Munch's fraught relationships with women were a recurring theme in his art. In 1898, the year The Heart was made, Munch began a passionate liason with Mathilda (Tulla) Larsen, the daughter of a wealthy Christiana wine merchant. Their affair was often tempestous, with tensions arising from Tulla's desire to marry Munch, which he resisted.
'I have always put my art above everything else. Most often I feel a woman would block my way. I decided at an early age to remain unmarried.

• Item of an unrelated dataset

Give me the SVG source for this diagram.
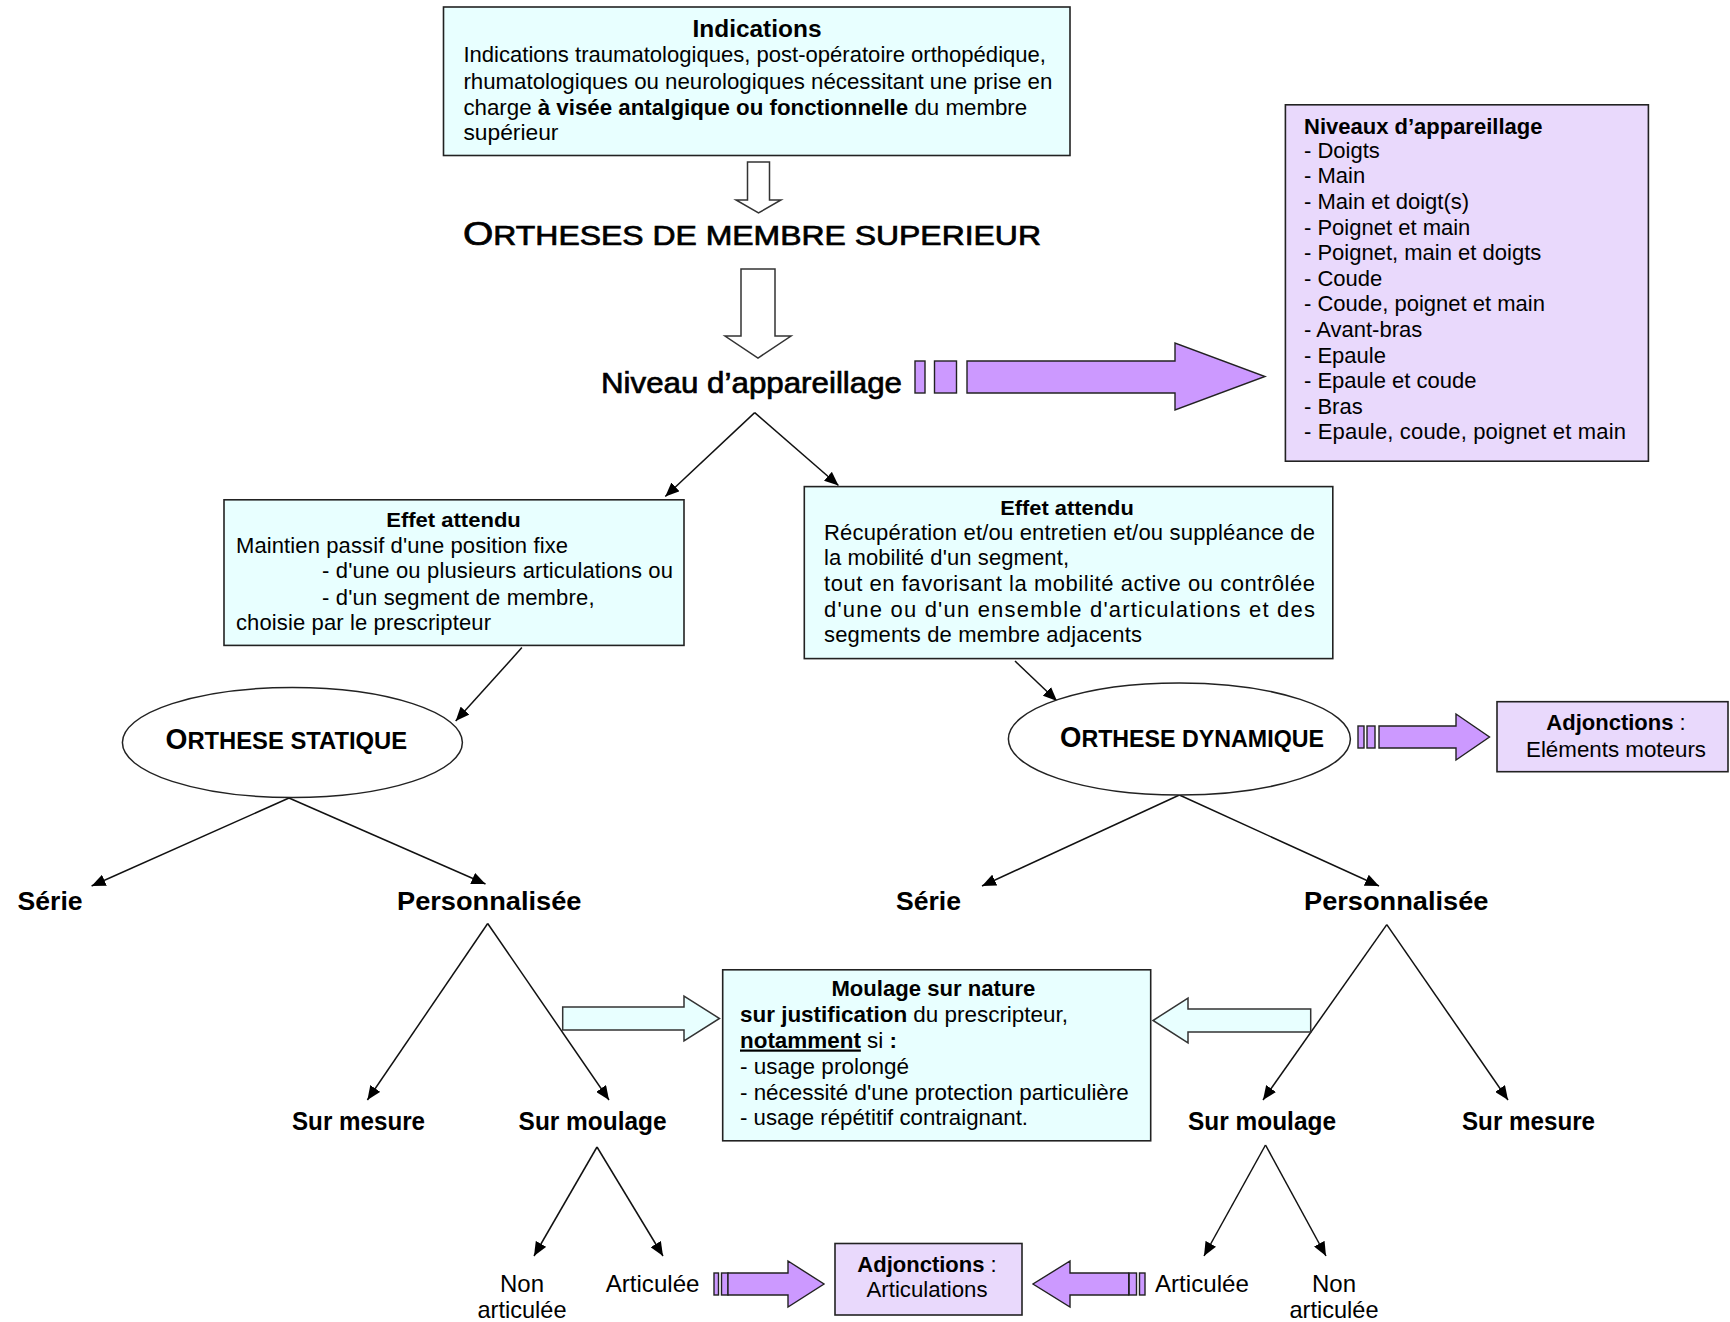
<svg xmlns="http://www.w3.org/2000/svg" width="1730" height="1322" viewBox="0 0 1730 1322">
<defs>
<marker id="ah" markerWidth="14" markerHeight="12" refX="14" refY="6" orient="auto" markerUnits="userSpaceOnUse"><path d="M0,0 L14,6 L0,12 z" fill="#000"/></marker>
<style>
text { font-family: "Liberation Sans", Arial, sans-serif; fill: #000; }
.b { font-weight: bold; }
.s22 { font-size: 22px; }
.mid { text-anchor: middle; }
.heavy { stroke: #000; stroke-width: 0.7; }
.boxc { fill: #e8ffff; stroke: #222; stroke-width: 1.6; }
.boxp { fill: #e9d9fc; stroke: #222; stroke-width: 1.6; }
.pur { fill: #cc99ff; stroke: #222; stroke-width: 1.4; }
.hol { fill: #ffffff; stroke: #333; stroke-width: 1.5; }
.cyarr { fill: #e8ffff; stroke: #333; stroke-width: 1.5; }
.ell { fill: #ffffff; stroke: #222; stroke-width: 1.5; }
.lab { font-weight: bold; font-size: 26px; }
.lab2 { font-weight: bold; font-size: 26px; }
.sm { font-size: 24px; }
.conn line { stroke: #111; stroke-width: 1.5; marker-end: url(#ah); }
</style>
</defs>

<g id="connectors" class="conn">
<line x1="754.7" y1="412.6" x2="665.3" y2="496.5"/>
<line x1="754.7" y1="412.6" x2="838.5" y2="485.5"/>
<line x1="521.9" y1="647.6" x2="455.7" y2="721"/>
<line x1="1015" y1="661" x2="1057" y2="701"/>
<line x1="289" y1="798" x2="91.6" y2="886"/>
<line x1="289" y1="798" x2="485.5" y2="884"/>
<line x1="1179.4" y1="795" x2="982" y2="886"/>
<line x1="1179.4" y1="795" x2="1379" y2="886"/>
<line x1="487.7" y1="923.5" x2="367.4" y2="1100"/>
<line x1="487.7" y1="923.5" x2="609" y2="1100"/>
<line x1="1386.8" y1="924.6" x2="1263" y2="1100"/>
<line x1="1386.8" y1="924.6" x2="1508" y2="1100"/>
<line x1="597" y1="1147" x2="534" y2="1256"/>
<line x1="597" y1="1147" x2="663" y2="1256"/>
<line x1="1265.5" y1="1145" x2="1204" y2="1256"/>
<line x1="1265.5" y1="1145" x2="1326" y2="1256"/>
</g>

<g id="block-arrows">
<polygon class="hol" points="747.5,162 769.5,162 769.5,200 781,200 758.5,213 736,200 747.5,200"/>
<polygon class="hol" points="741,269 775,269 775,336 791,336 758,358 725,336 741,336"/>
<g id="arrow-niveaux">
<rect class="pur" x="915" y="361" width="10" height="32"/>
<rect class="pur" x="934.5" y="361" width="22" height="32"/>
<polygon class="pur" points="967,361 1175,361 1175,343 1265,376.5 1175,410 1175,393 967,393"/>
</g>
<g id="arrow-moteurs">
<rect class="pur" x="1358" y="726" width="6" height="22"/>
<rect class="pur" x="1367" y="726" width="8" height="22"/>
<polygon class="pur" points="1379,726 1456,726 1456,714 1489.5,737 1456,760 1456,748 1379,748"/>
</g>
<polygon class="cyarr" points="562.7,1007 684,1007 684,996 719.5,1018.5 684,1041 684,1030 562.7,1030"/>
<polygon class="cyarr" points="1310.7,1009 1188,1009 1188,998 1153,1020.5 1188,1043 1188,1032 1310.7,1032"/>
<g id="arrow-artic-left">
<rect class="pur" x="714" y="1273" width="4.5" height="22"/>
<rect class="pur" x="721.5" y="1273" width="6.5" height="22"/>
<polygon class="pur" points="728,1273 788,1273 788,1261 824,1284 788,1307 788,1295 728,1295"/>
</g>
<g id="arrow-artic-right">
<rect class="pur" x="1139.5" y="1273" width="5.5" height="22"/>
<rect class="pur" x="1129" y="1273" width="7.5" height="22"/>
<polygon class="pur" points="1128.7,1273 1070,1273 1070,1261 1033,1284 1070,1307 1070,1295 1128.7,1295"/>
</g>
</g>

<g id="node-indications">
<rect class="boxc" x="443.5" y="7" width="626.5" height="148.5"/>
<text class="b mid" x="757" y="37" font-size="23" textLength="129" lengthAdjust="spacingAndGlyphs">Indications</text>
<text class="s22" x="463.4" y="62" textLength="582.6" lengthAdjust="spacingAndGlyphs">Indications traumatologiques, post-opératoire orthopédique,</text>
<text class="s22" x="463.4" y="88.5" textLength="589" lengthAdjust="spacingAndGlyphs">rhumatologiques ou neurologiques nécessitant une prise en</text>
<text class="s22" x="463.4" y="114.5" textLength="563.8" lengthAdjust="spacingAndGlyphs">charge <tspan class="b">à visée antalgique ou fonctionnelle</tspan> du membre</text>
<text class="s22" x="463.4" y="140" textLength="95" lengthAdjust="spacingAndGlyphs">supérieur</text>
</g>

<g id="node-title">
<text class="heavy" x="463" y="245" textLength="578" lengthAdjust="spacingAndGlyphs"><tspan font-size="33">O</tspan><tspan font-size="27">RTHESES DE MEMBRE SUPERIEUR</tspan></text>
</g>

<g id="node-niveau">
<text class="heavy" x="601" y="393" font-size="30" textLength="301" lengthAdjust="spacingAndGlyphs">Niveau d’appareillage</text>
</g>

<g id="node-niveaux-list">
<rect class="boxp" x="1285.4" y="104.8" width="363" height="356.4"/>
<text class="b s22" x="1304" y="133.5" textLength="238.4" lengthAdjust="spacingAndGlyphs">Niveaux d’appareillage</text>
<text class="s22" x="1304" y="157.8">- Doigts</text>
<text class="s22" x="1304" y="183.4">- Main</text>
<text class="s22" x="1304" y="209">- Main et doigt(s)</text>
<text class="s22" x="1304" y="234.6">- Poignet et main</text>
<text class="s22" x="1304" y="260.2">- Poignet, main et doigts</text>
<text class="s22" x="1304" y="285.8">- Coude</text>
<text class="s22" x="1304" y="311.4">- Coude, poignet et main</text>
<text class="s22" x="1304" y="337">- Avant-bras</text>
<text class="s22" x="1304" y="362.6">- Epaule</text>
<text class="s22" x="1304" y="388.2">- Epaule et coude</text>
<text class="s22" x="1304" y="413.8">- Bras</text>
<text class="s22" x="1304" y="439.4" textLength="322" lengthAdjust="spacing">- Epaule, coude, poignet et main</text>
</g>

<g id="node-effet-statique">
<rect class="boxc" x="224" y="499.8" width="460" height="145.6"/>
<text class="b mid" x="453.5" y="527.4" font-size="21" textLength="134.6" lengthAdjust="spacingAndGlyphs">Effet attendu</text>
<text class="s22" x="236" y="552.8" textLength="332" lengthAdjust="spacing">Maintien passif d'une position fixe</text>
<text class="s22" x="322" y="578.2" textLength="351" lengthAdjust="spacing">- d'une ou plusieurs articulations ou</text>
<text class="s22" x="322" y="604.6" textLength="272.5" lengthAdjust="spacing">- d'un segment de membre,</text>
<text class="s22" x="236" y="630" textLength="255" lengthAdjust="spacing">choisie par le prescripteur</text>
</g>

<g id="node-effet-dynamique">
<rect class="boxc" x="804.3" y="486.6" width="528.5" height="172"/>
<text class="b mid" x="1067" y="515" font-size="21" textLength="133.5" lengthAdjust="spacingAndGlyphs">Effet attendu</text>
<text class="s22" x="824" y="539.5" textLength="491" lengthAdjust="spacing">Récupération et/ou entretien et/ou suppléance de</text>
<text class="s22" x="824" y="565" textLength="245" lengthAdjust="spacing">la mobilité d'un segment,</text>
<text class="s22" x="824" y="591.4" textLength="491" lengthAdjust="spacing">tout en favorisant la mobilité active ou contrôlée</text>
<text class="s22" x="824" y="616.7" textLength="491" lengthAdjust="spacing">d'une ou d'un ensemble d'articulations et des</text>
<text class="s22" x="824" y="642" textLength="318" lengthAdjust="spacing">segments de membre adjacents</text>
</g>

<g id="node-statique">
<ellipse class="ell" cx="292.4" cy="742.5" rx="170" ry="55"/>
<text class="b" x="165.5" y="748.5" textLength="241.6" lengthAdjust="spacingAndGlyphs"><tspan font-size="29">O</tspan><tspan font-size="24.5">RTHESE STATIQUE</tspan></text>
</g>

<g id="node-dynamique">
<ellipse class="ell" cx="1179.4" cy="739" rx="171" ry="56"/>
<text class="b" x="1060" y="746.7" textLength="264" lengthAdjust="spacingAndGlyphs"><tspan font-size="29">O</tspan><tspan font-size="24.5">RTHESE DYNAMIQUE</tspan></text>
</g>

<g id="node-adj-moteurs">
<rect class="boxp" x="1497" y="701.7" width="231" height="70"/>
<text class="mid s22" x="1616" y="729.5"><tspan class="b">Adjonctions</tspan> :</text>
<text class="mid s22" x="1616" y="756.5" textLength="180" lengthAdjust="spacingAndGlyphs">Eléments moteurs</text>
</g>

<g id="node-serie-s">
<text class="lab" x="17.6" y="910" textLength="65" lengthAdjust="spacingAndGlyphs">Série</text>
</g>
<g id="node-perso-s">
<text class="lab" x="397" y="910" textLength="184.5" lengthAdjust="spacingAndGlyphs">Personnalisée</text>
</g>
<g id="node-serie-d">
<text class="lab" x="896" y="910" textLength="65" lengthAdjust="spacingAndGlyphs">Série</text>
</g>
<g id="node-perso-d">
<text class="lab" x="1304" y="910" textLength="184.5" lengthAdjust="spacingAndGlyphs">Personnalisée</text>
</g>

<g id="node-surmesure-s">
<text class="lab2" x="292" y="1130" textLength="133" lengthAdjust="spacingAndGlyphs">Sur mesure</text>
</g>
<g id="node-surmoulage-s">
<text class="lab2" x="518.6" y="1130" textLength="148" lengthAdjust="spacingAndGlyphs">Sur moulage</text>
</g>
<g id="node-surmoulage-d">
<text class="lab2" x="1188" y="1130" textLength="148" lengthAdjust="spacingAndGlyphs">Sur moulage</text>
</g>
<g id="node-surmesure-d">
<text class="lab2" x="1462" y="1130" textLength="133" lengthAdjust="spacingAndGlyphs">Sur mesure</text>
</g>

<g id="node-moulage">
<rect class="boxc" x="722.7" y="969.8" width="428" height="171"/>
<text class="b mid s22" x="933.4" y="996" textLength="204" lengthAdjust="spacingAndGlyphs">Moulage sur nature</text>
<text class="s22" x="740" y="1021.7" textLength="328" lengthAdjust="spacingAndGlyphs"><tspan class="b">sur justification</tspan> du prescripteur,</text>
<text class="s22" x="740" y="1047.5" textLength="157" lengthAdjust="spacingAndGlyphs"><tspan class="b" text-decoration="underline">notamment</tspan> si <tspan class="b">:</tspan></text>
<text class="s22" x="740" y="1073.5" textLength="169" lengthAdjust="spacingAndGlyphs">- usage prolongé</text>
<text class="s22" x="740" y="1099.5" textLength="388.7" lengthAdjust="spacingAndGlyphs">- nécessité d'une protection particulière</text>
<text class="s22" x="740" y="1125.4" textLength="288" lengthAdjust="spacingAndGlyphs">- usage répétitif contraignant.</text>
</g>

<g id="node-nonartic-s">
<text class="mid sm" x="522" y="1292">Non</text>
<text class="mid sm" x="522" y="1318" textLength="89" lengthAdjust="spacingAndGlyphs">articulée</text>
</g>
<g id="node-artic-s">
<text class="sm" x="605.7" y="1292" textLength="93.8" lengthAdjust="spacingAndGlyphs">Articulée</text>
</g>
<g id="node-adj-artic">
<rect class="boxp" x="835" y="1243.5" width="187" height="71.5"/>
<text class="mid s22" x="927" y="1272"><tspan class="b">Adjonctions</tspan> :</text>
<text class="mid s22" x="927" y="1297" textLength="121" lengthAdjust="spacingAndGlyphs">Articulations</text>
</g>
<g id="node-artic-d">
<text class="sm" x="1155" y="1292" textLength="93.8" lengthAdjust="spacingAndGlyphs">Articulée</text>
</g>
<g id="node-nonartic-d">
<text class="mid sm" x="1334" y="1292">Non</text>
<text class="mid sm" x="1334" y="1318" textLength="89" lengthAdjust="spacingAndGlyphs">articulée</text>
</g>
</svg>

Because of the inherited tendencies to illness, both from my father and from my mother, I always felt it would be a crime to marry.'

The relationship ended with an angry encounter in Asgardstrand in which a revolver shot severed the top two joints of the third finger on Munch's left hand.

The Heart calls to mind the religious iconography of the Sacred Heart, the apotheosis of self-sacrificial love but is viscerally different. Is the woman who cradles the bloody organ intent on kissing or devouring it? Is her head bowed in reverence, or stooped in preparation for a ghastly feast? The image of Woman as predatory and desire as perilous is powerfully expressed in other iconic images such as The Vampire (1895). The meaning of The Heart is perhaps more ambiguous. It does, however, eloquently distil the artist's deeply ambivalent experience of love, one in which fear and passion are not mutually exclusive.

Executed as a woodcut, a medium which Munch experimented with extensively, The Heart illustrates his innovative method of cutting the carved block into its component pieces with a jigsaw. These were then inked seperately with different colours, fitted back together again like a puzzle and printed with one pass through the press. This beautiful and rare impression is one of only six to have been offered at auction in the last twenty five years. It is an exquisite, if somewhat unsettling, Valentine.